OO.o and graphics (was Re: [vox-tech] openoffice stopped printing)

Jonathan Stickel jjstickel at sbcglobal.net
Thu Sep 30 09:46:09 PDT 2004


Henry House wrote:
<snip>
> On a related note, I have also been having a frustrating time working with
> graphics in OO. I have about 20 plots of economic data. I generated these
> using gnuplot --- perhaps you saw my previous messages about that. Despite
> gnuplot's quirky interface and documentation, its output quality rocks
> pretty hard. I tried doing one plot in OO and quickly gave up after I ended
> up with something that resembled a child's toy dataplot. 
> 
> The frustration is does not support any decent vector format! Rasterizing my
> plots is not a good option, since the printed output need to look decent.
> OO does not know how to rasterize EPS on-screen, so EPS graphic objects in
> OOWriter look very ugly, though they print at high quality. OO does not
> support SVG at all. The only choice is EMF (enhanced windows metafile),
> which displays nicely on-screen, though its print quality is inferior to
> EPS. 
> 
> I went with it anyway, since my clients to be able to work with my document
> using their proprietary windows software. I suspect that EMF is the
> best-supported format on windows and that EPS is risky. I can't test this
> because my office is all-Linux now.

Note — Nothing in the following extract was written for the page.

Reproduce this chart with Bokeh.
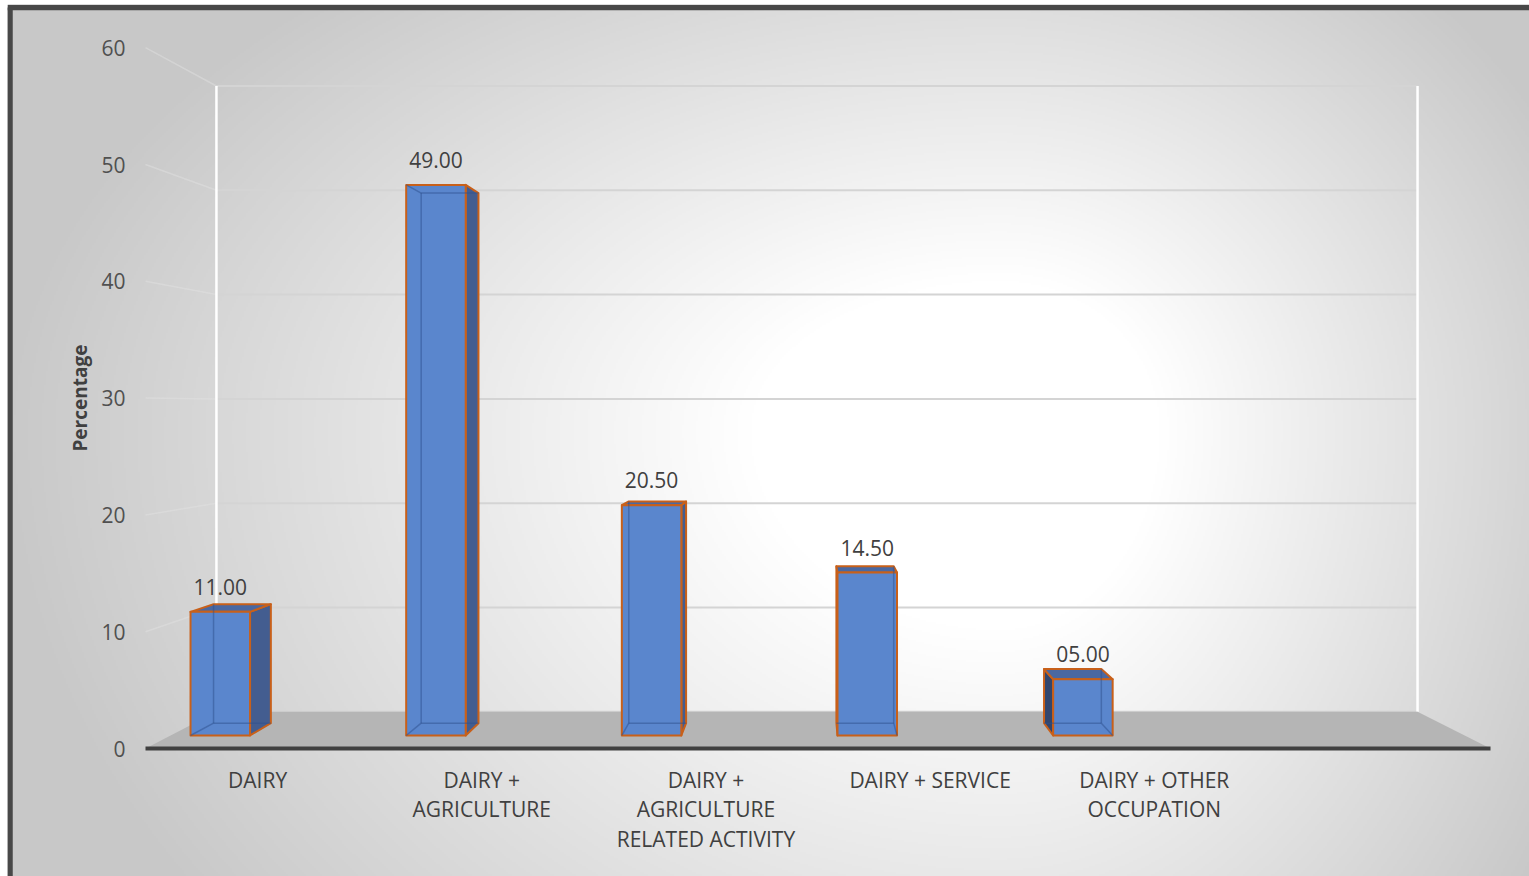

I am interested in others' observations
> about exchanging graphics embedded in word-processor documents across
> platforms.
> 

The fact that OO.o does not display imported EPS graphics on-screen is a 
PITA.  However, you can export to pdf where the graphics do show and are 
high quality.  But this doesn't help much either if your clients need to 
edit your documents, and I suppose Latex is out of the question ;)

I'm curious:  how did you convert EPS to EMF?